Economists seem to see the economy as a bit like a car journey down the motorway. The car should drive at 70 miles per hour. If you hit a traffic jam and don’t move at all for 15 minutes, and then restart and hit the speed limit straight away, then that means your journey will take 15 minutes longer.
The economy, they say, should grow at between 2 and 3 per cent a year.
If one year it stops growing, then they say there has been a permanent loss of output of between 2 and 3 per cent.
And for decades they used the ideas of Keynes to try and manipulate the cycle: deflating demand during the boom; inflating during the downturn. Alan Greenspan appeared to master the trick, and deliberately slowed the US economy down during the mid 1990s.
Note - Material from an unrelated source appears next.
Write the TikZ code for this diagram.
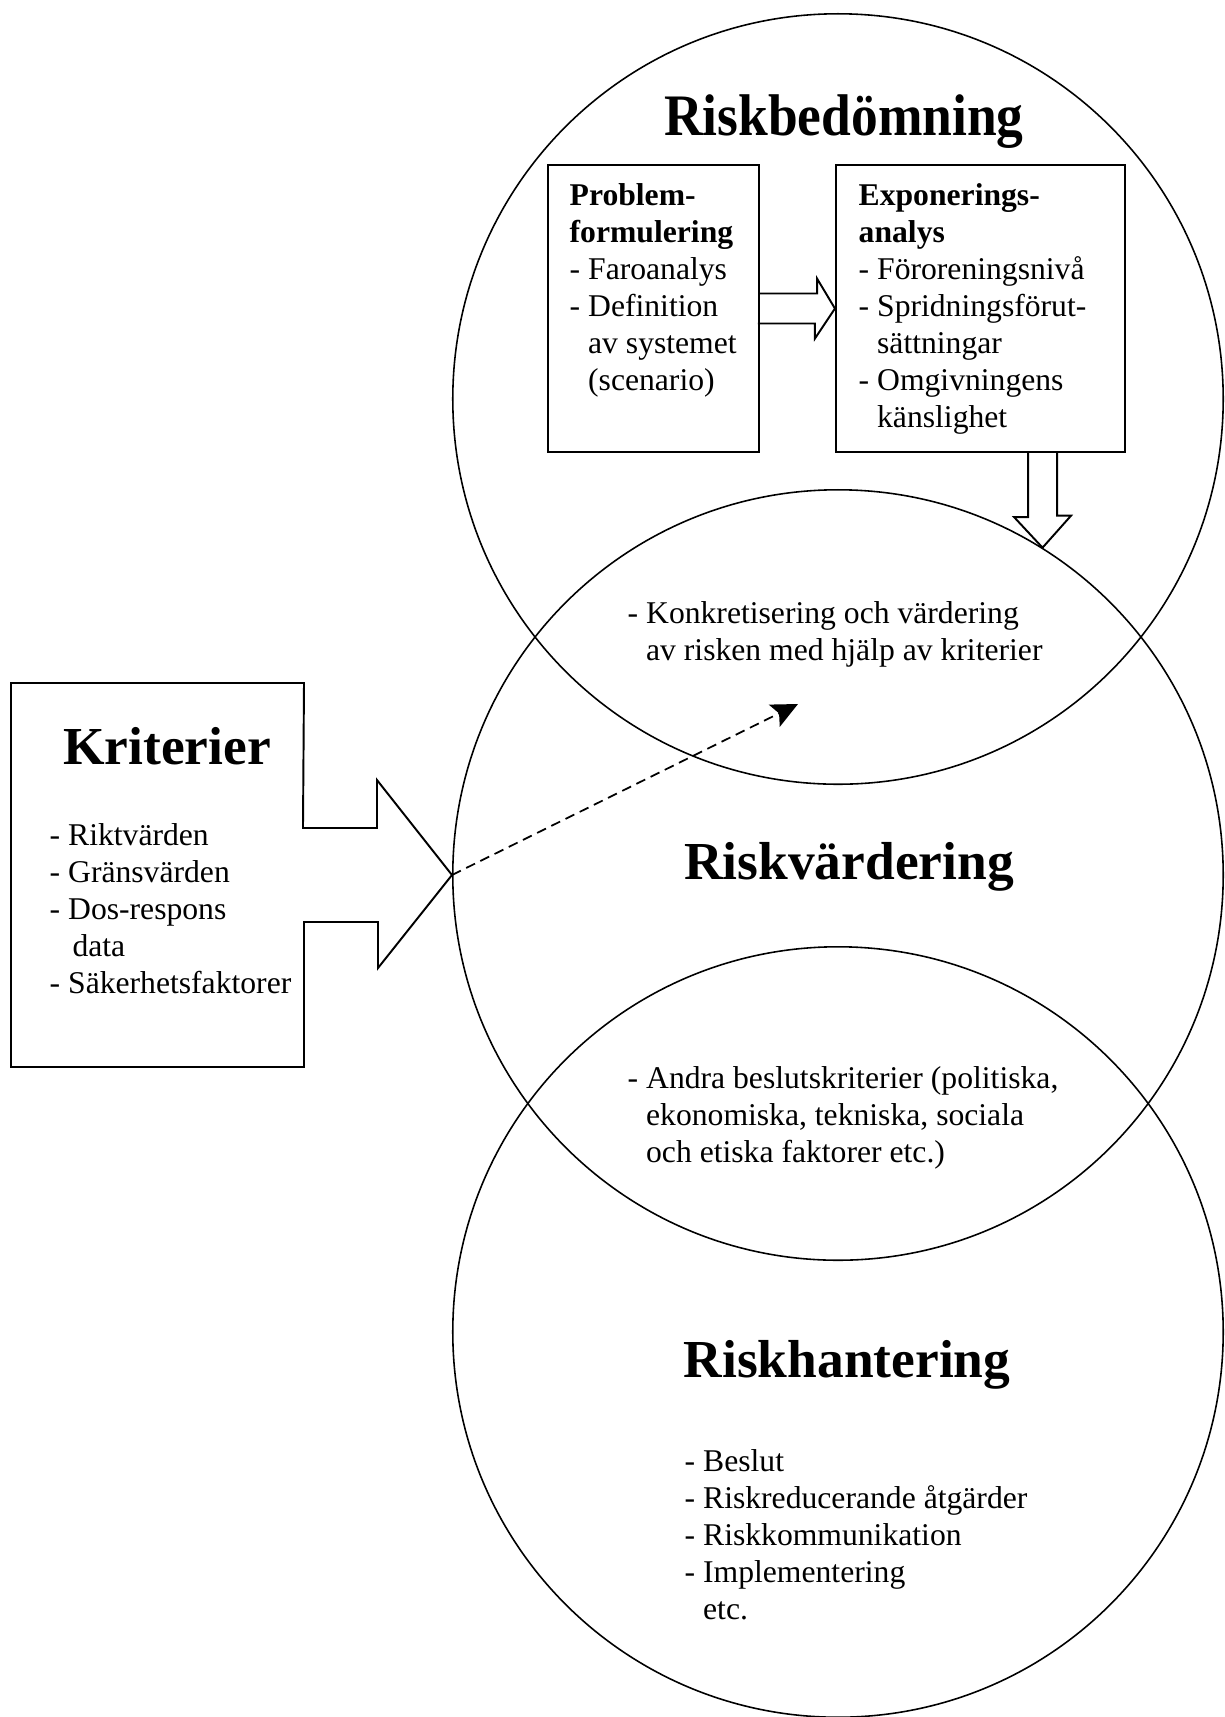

Apparently his move was pretty controversial at the time, and according to his book, The Age of Turbulence, the Clinton government was none too happy. But Greenspan reckons he stopped the boom going too far, and as a result avoided recession the following year.
Alan Greenspan and Gordon Brown are friends. The man the press named the maestro, waxed lyrical about our Gordon in his book.
You will of course recall, Gordon Brown had a similar idea to Greenspan. He used to talk about “no more boom and bust”. And since he presided over the longest ever run of sustainable economic growth, it did appear he had pulled the trick off, at least for a while.
The idea of controlling the economic cycle, of smoothing it out and eliminating recession, is something of a holy grail for economists.
But is it possible that the dream of controlling the economic cycle is actually flawed? Maybe we need the odd recession from time to time, in order to purge the economy of the bad ideas and to create space for new businesses to grow into it.
Economists see it as wasteful if resources are not being used. So it is essential to prop up businesses in the bad times, otherwise resource is going to waste. This is the argument for protecting industry.
But on the other hand, if we are all working for the government, as civil servants shuffling paper around, we don’t have an incentive to go looking for another job that may be more productive.
Entrepreneurs are often born in times of austerity. They create a business with its independent revenue stream because they can’t get a decent job.
Maybe recessions are essential for kicking new dynamism into the economy.
At the other end of the economic debate, the market fundamentalists blame Keynes for all our ills. The trouble is, modern day economists use the ideas of Keynes to fix problems that Keynes knew nothing about. His theories were developed during the Great Depression. He outlined a series of remedies as to what to do if such times returned.
But during that period when Gordon Brown and Alan Greenspan were playing with the economic cycle, there wasn’t even a hint of depression. Keynes said nothing about smoothing out the economic cycle. Yet modern day Keynesians used his ideas to do precisely that.
This column has argued before that maybe the UK should have had a recession at around the turn of the millennium, at the time of the dotcom bust. By throwing low interest rates, government borrowing and the kitchen sink at the economy during this period, the UK was one of the few economies to avoid recession. In the US, thanks to Greenspan working his magic, the US recession was mild.
But maybe if, instead, the cycle had been allowed to take its natural course, things would be a lot easier today.
David Cameron criticises Gordon Brown for not fixing the roof when the sun was shining. He was right to criticise Brown. But maybe his reasoning was faulty. Maybe the reason why the sun was shining is precisely because Gordon Brown kept spending up.
But that does not necessarily justify Gordon’s spending.
Sometimes there is a price we pay for growth today, and the price is less growth tomorrow.
There is nothing permanent about a fall in growth. Rather, it creates space and enables a spurt of new dynamism.
But all these arguments do not mean that measures currently being taken by central banks and government to reduce the effect of the recession are doomed to fail. For the first time since Keynes penned his General Theory back in the mid 1930s, we are seeing an economic backdrop that has frightening similarities with the 1930s.
Just because Keynesian economics is arguably the cause of the current economic difficulties, it does not mean Keynesian economics can’t help us now.